## Begin Collected material
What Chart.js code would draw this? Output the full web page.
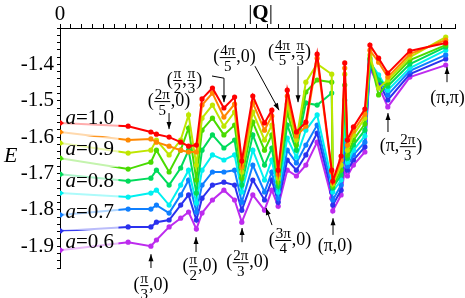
<!DOCTYPE html>
<html>
<head>
<meta charset="utf-8">
<script src="https://cdn.jsdelivr.net/npm/chart.js@4.4.1/dist/chart.umd.min.js"></script>
<style>
  html, body { margin: 0; padding: 0; background: #fff; }
</style>
</head>
<body>
<canvas id="chart" width="465" height="298"></canvas>
<script>
// |Q| of each momentum, shared by all curves
const qValues = [0, 0.785, 1.047, 1.111, 1.257, 1.39, 1.481, 1.571, 1.636, 1.756, 1.888, 2.011, 2.094,
  2.221, 2.356, 2.44, 2.513, 2.618, 2.723, 2.832, 2.962, 3.13, 3.142, 3.238, 3.28, 3.311, 3.38,
  3.512, 3.57, 3.67, 3.776, 4.03, 4.443];

// energies, one list per value of a
const eA10 = [-1.561,-1.570,-1.586,-1.592,-1.600,-1.614,-1.625,-1.622,-1.495,-1.465,-1.520,-1.490,-1.666,
  -1.487,-1.561,-1.526,-1.691,-1.471,-1.586,-1.559,-1.372,-1.691,-1.721,-1.652,-1.396,-1.608,-1.572,
  -1.523,-1.347,-1.383,-1.424,-1.363,-1.341];
const eA095 = [-1.586,-1.608,-1.605,-1.614,-1.625,-1.636,-1.641,-1.641,-1.512,-1.479,-1.545,-1.509,-1.682,
  -1.506,-1.581,-1.542,-1.702,-1.487,-1.597,-1.570,-1.383,-1.696,-1.724,-1.663,-1.410,-1.622,-1.583,
  -1.537,-1.361,-1.394,-1.435,-1.372,-1.333];
const eA09 = [-1.616,-1.644,-1.636,-1.608,-1.649,-1.608,-1.539,-1.677,-1.548,-1.512,-1.570,-1.531,-1.696,
  -1.531,-1.608,-1.567,-1.713,-1.509,-1.608,-1.449,-1.399,-1.427,-1.729,-1.677,-1.427,-1.636,-1.594,
  -1.548,-1.374,-1.465,-1.443,-1.380,-1.325];
const eA085 = [-1.658,-1.688,-1.669,-1.636,-1.696,-1.636,-1.575,-1.718,-1.581,-1.548,-1.594,-1.567,-1.713,
  -1.559,-1.636,-1.594,-1.724,-1.531,-1.622,-1.476,-1.443,-1.449,-1.735,-1.691,-1.457,-1.649,-1.608,
  -1.564,-1.383,-1.484,-1.451,-1.388,-1.347];
const eA08 = [-1.702,-1.721,-1.713,-1.691,-1.732,-1.685,-1.636,-1.754,-1.636,-1.594,-1.630,-1.608,-1.732,
  -1.594,-1.677,-1.630,-1.735,-1.567,-1.636,-1.506,-1.512,-1.479,-1.740,-1.704,-1.498,-1.658,-1.622,
  -1.581,-1.388,-1.443,-1.460,-1.399,-1.352];
const eA075 = [-1.754,-1.765,-1.754,-1.746,-1.787,-1.732,-1.691,-1.781,-1.691,-1.649,-1.663,-1.649,-1.751,
  -1.636,-1.718,-1.663,-1.751,-1.603,-1.655,-1.581,-1.539,-1.718,-1.751,-1.718,-1.553,-1.669,-1.636,
  -1.597,-1.394,-1.429,-1.471,-1.410,-1.361];
const eA07 = [-1.814,-1.798,-1.798,-1.787,-1.809,-1.759,-1.718,-1.806,-1.732,-1.696,-1.696,-1.691,-1.779,
  -1.677,-1.751,-1.696,-1.768,-1.636,-1.671,-1.622,-1.567,-1.735,-1.773,-1.732,-1.608,-1.680,-1.649,
  -1.614,-1.399,-1.438,-1.484,-1.418,-1.374];
const eA065 = [-1.858,-1.847,-1.847,-1.834,-1.828,-1.787,-1.759,-1.828,-1.768,-1.732,-1.724,-1.732,-1.801,
  -1.718,-1.773,-1.718,-1.779,-1.663,-1.691,-1.649,-1.589,-1.751,-1.787,-1.746,-1.649,-1.691,-1.663,
  -1.627,-1.405,-1.449,-1.498,-1.427,-1.385];
const eA06 = [-1.911,-1.889,-1.900,-1.883,-1.847,-1.823,-1.806,-1.853,-1.809,-1.773,-1.746,-1.773,-1.834,
  -1.759,-1.801,-1.746,-1.790,-1.691,-1.707,-1.677,-1.614,-1.768,-1.803,-1.759,-1.691,-1.707,-1.677,
  -1.641,-1.410,-1.460,-1.517,-1.435,-1.402];

const aValues = ['1.0', '0.95', '0.9', '0.85', '0.8', '0.75', '0.7', '0.65', '0.6'];
const series = [eA10, eA095, eA09, eA085, eA08, eA075, eA07, eA065, eA06];
const colors = ['hsl(0,100%,50%)', 'hsl(32,100%,50%)', 'hsl(70,100%,45%)', 'hsl(100,100%,43%)',
  'hsl(145,100%,43%)', 'hsl(180,100%,47%)', 'hsl(212,100%,53%)', 'hsl(238,85%,55%)', 'hsl(285,85%,55%)'];

const yTicks = [-1.4, -1.5, -1.6, -1.7, -1.8, -1.9];

// "a=" labels on the left: which a, and at what energy
const aLabelText = ['1.0', '0.9', '0.8', '0.7', '0.6'];
const aLabelE = [-1.548, -1.633, -1.721, -1.806, -1.891];

// momentum labels; a string part is plain text, a pair is a fraction
const notes = [
  {parts: ['(', ['π', '3'], ',0)'], at: [1.048, -2.007], from: [1.048, -1.960], to: [1.048, -1.922]},
  {parts: ['(', ['π', '2'], ',0)'], at: [1.613, -1.955], from: [1.567, -1.916], to: [1.567, -1.875]},
  {parts: ['(', ['2π', '3'], ',0)'], at: [2.160, -1.944], from: [2.097, -1.889], to: [2.097, -1.850]},
  {parts: ['(', ['3π', '4'], ',0)'], at: [2.649, -1.883], from: [2.442, -1.842], to: [2.373, -1.795]},
  {parts: ['(π,0)'], at: [3.168, -1.900], from: [3.145, -1.869], to: [3.145, -1.823]},
  {parts: ['(π,', ['2π', '3'], ')'], at: [3.928, -1.625], from: [3.778, -1.586], to: [3.778, -1.534]},
  {parts: ['(π,π)'], at: [4.464, -1.493], from: [4.458, -1.449], to: [4.458, -1.407]},
  {parts: ['(', ['2π', '5'], ',0)'], at: [1.256, -1.501], from: [1.256, -1.534], to: [1.256, -1.578]},
  {parts: ['(', ['π', '2'], ',', ['π', '3'], ')'], at: [1.434, -1.443], from: [1.751, -1.432],
    via: [1.889, -1.438], to: [1.889, -1.504]},
  {parts: ['(', ['4π', '5'], ',0)'], at: [2.010, -1.380], from: [2.246, -1.405], to: [2.523, -1.526]},
  {parts: ['(', ['4π', '5'], ',', ['π', '3'], ')'], at: [2.644, -1.366], from: [2.742, -1.405], to: [2.742, -1.504]}
];

const SERIF = '"Liberation Serif", "DejaVu Serif", serif';

function drawParts(ctx, parts, cx, cy) {
  const big = '18px ' + SERIF, small = '15px ' + SERIF;
  const widths = parts.map(p => {
    if (typeof p === 'string') { ctx.font = big; return ctx.measureText(p).width; }
    ctx.font = small;
    return Math.max(ctx.measureText(p[0]).width, ctx.measureText(p[1]).width) + 2;
  });
  let x = cx - widths.reduce((a, b) => a + b, 0) / 2;
  parts.forEach((p, i) => {
    if (typeof p === 'string') {
      ctx.font = big; ctx.textAlign = 'left'; ctx.textBaseline = 'middle';
      ctx.fillText(p, x, cy);
    } else {
      const mx = x + widths[i] / 2;
      ctx.font = small; ctx.textAlign = 'center';
      ctx.textBaseline = 'alphabetic';
      ctx.fillText(p[0], mx, cy - 2);
      ctx.textBaseline = 'top';
      ctx.fillText(p[1], mx, cy + 2);
      ctx.beginPath();
      ctx.moveTo(x + 0.5, cy + 0.5); ctx.lineTo(x + widths[i] - 0.5, cy + 0.5);
      ctx.lineWidth = 1; ctx.stroke();
    }
    x += widths[i];
  });
}

function drawArrow(ctx, pts) {
  ctx.beginPath();
  ctx.moveTo(pts[0][0], pts[0][1]);
  for (let i = 1; i < pts.length; i++) ctx.lineTo(pts[i][0], pts[i][1]);
  ctx.lineWidth = 1; ctx.stroke();
  const [x1, y1] = pts[pts.length - 2], [x2, y2] = pts[pts.length - 1];
  const ang = Math.atan2(y2 - y1, x2 - x1);
  ctx.beginPath();
  ctx.moveTo(x2, y2);
  ctx.lineTo(x2 - 7 * Math.cos(ang) + 2.5 * Math.sin(ang), y2 - 7 * Math.sin(ang) - 2.5 * Math.cos(ang));
  ctx.lineTo(x2 - 7 * Math.cos(ang) - 2.5 * Math.sin(ang), y2 - 7 * Math.sin(ang) + 2.5 * Math.cos(ang));
  ctx.closePath(); ctx.fill();
}

const labelPlugin = {
  id: 'labelPlugin',
  afterDatasetsDraw(chart) {
    const {ctx, scales: {x, y}, chartArea} = chart;
    ctx.save();
    // a= labels sit on a pale box that washes out the lines behind them
    aLabelText.forEach((t, i) => {
      const px = x.getPixelForValue(0.04), py = y.getPixelForValue(aLabelE[i]);
      ctx.fillStyle = 'rgba(255,255,255,0.68)';
      ctx.fillRect(px, py - 12, 55, 30);
      ctx.fillStyle = '#000';
      ctx.textBaseline = 'middle'; ctx.textAlign = 'left';
      ctx.font = 'italic 21px ' + SERIF;
      ctx.fillText('a', px + 2, py);
      const w = ctx.measureText('a').width;
      ctx.font = '21px ' + SERIF;
      ctx.fillText('=' + t, px + 2 + w, py);
    });

    ctx.fillStyle = '#000'; ctx.strokeStyle = '#000';
    notes.forEach(n => {
      const pts = [n.from, n.via, n.to].filter(Boolean)
        .map(p => [x.getPixelForValue(p[0]), y.getPixelForValue(p[1])]);
      drawArrow(ctx, pts);
      drawParts(ctx, n.parts, x.getPixelForValue(n.at[0]), y.getPixelForValue(n.at[1]));
    });

    // axis titles and the lone "0" on the top axis
    ctx.textBaseline = 'middle'; ctx.textAlign = 'center';
    ctx.font = '21px ' + SERIF;
    ctx.fillText('0', x.getPixelForValue(0), 14);
    ctx.textAlign = 'left';
    ctx.font = 'italic 22px ' + SERIF;
    ctx.fillText('E', 4, 156);
    ctx.font = '21px ' + SERIF;
    const bar = ctx.measureText('|').width;
    ctx.font = 'bold 21px ' + SERIF;
    const qw = ctx.measureText('Q').width;
    let tx = (chartArea.left + chartArea.right) / 2 + 3 - (qw + 2 * bar) / 2;
    ctx.font = '21px ' + SERIF;
    ctx.fillText('|', tx, 13);
    ctx.font = 'bold 21px ' + SERIF;
    ctx.fillText('Q', tx + bar, 14);
    ctx.font = '21px ' + SERIF;
    ctx.fillText('|', tx + bar + qw, 13);
    ctx.restore();
  }
};

new Chart(document.getElementById('chart'), {
  type: 'scatter',
  data: {
    datasets: series.map((vals, i) => ({
      label: 'a=' + aValues[i],
      data: qValues.map((q, k) => ({x: q, y: vals[k]})),
      borderColor: colors[i],
      backgroundColor: colors[i],
      showLine: true,
      borderWidth: 2,
      pointRadius: 2.6,
      pointBorderWidth: 0
    }))
  },
  options: {
    responsive: false,
    animation: false,
    devicePixelRatio: 1,
    layout: {padding: {left: 0, right: 10, top: 0, bottom: 30}},
    plugins: {legend: {display: false}, tooltip: {enabled: false}},
    scales: {
      x: {
        type: 'linear', position: 'top', min: 0, max: 4.55,
        afterFit: s => { s.height = 28; },
        border: {color: '#000', width: 1},
        grid: {drawOnChartArea: false, tickLength: 4, color: '#000'},
        ticks: {
          stepSize: Math.PI / 25, autoSkip: false, maxRotation: 0,
          font: {family: SERIF, size: 21},
          callback: () => ''
        }
      },
      y: {
        type: 'linear', min: -1.96, max: -1.30,
        afterFit: s => { s.width = 60; },
        border: {color: '#000', width: 1},
        grid: {drawOnChartArea: false, tickLength: 3, color: '#000'},
        ticks: {
          stepSize: 0.02, autoSkip: false, maxTicksLimit: 100, padding: 3,
          color: '#000', font: {family: SERIF, size: 21},
          callback: v => {
            const hit = yTicks.find(t => Math.abs(t - v) < 1e-6);
            return hit === undefined ? '' : hit.toFixed(1);
          }
        }
      }
    }
  },
  plugins: [labelPlugin]
});
</script>
</body>
</html>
## End Collected material
__Work instructions__.
Skip the pictures and restate exactly the lines from the beginning of the listing to the line with "3.512, 3.57, 3.67, 3.776, 4.03, 4.443];", that line included.

__Task output__.
What Chart.js code would draw this? Output the full web page.
<!DOCTYPE html>
<html>
<head>
<meta charset="utf-8">
<script src="https://cdn.jsdelivr.net/npm/chart.js@4.4.1/dist/chart.umd.min.js"></script>
<style>
  html, body { margin: 0; padding: 0; background: #fff; }
</style>
</head>
<body>
<canvas id="chart" width="465" height="298"></canvas>
<script>
// |Q| of each momentum, shared by all curves
const qValues = [0, 0.785, 1.047, 1.111, 1.257, 1.39, 1.481, 1.571, 1.636, 1.756, 1.888, 2.011, 2.094,
  2.221, 2.356, 2.44, 2.513, 2.618, 2.723, 2.832, 2.962, 3.13, 3.142, 3.238, 3.28, 3.311, 3.38,
  3.512, 3.57, 3.67, 3.776, 4.03, 4.443];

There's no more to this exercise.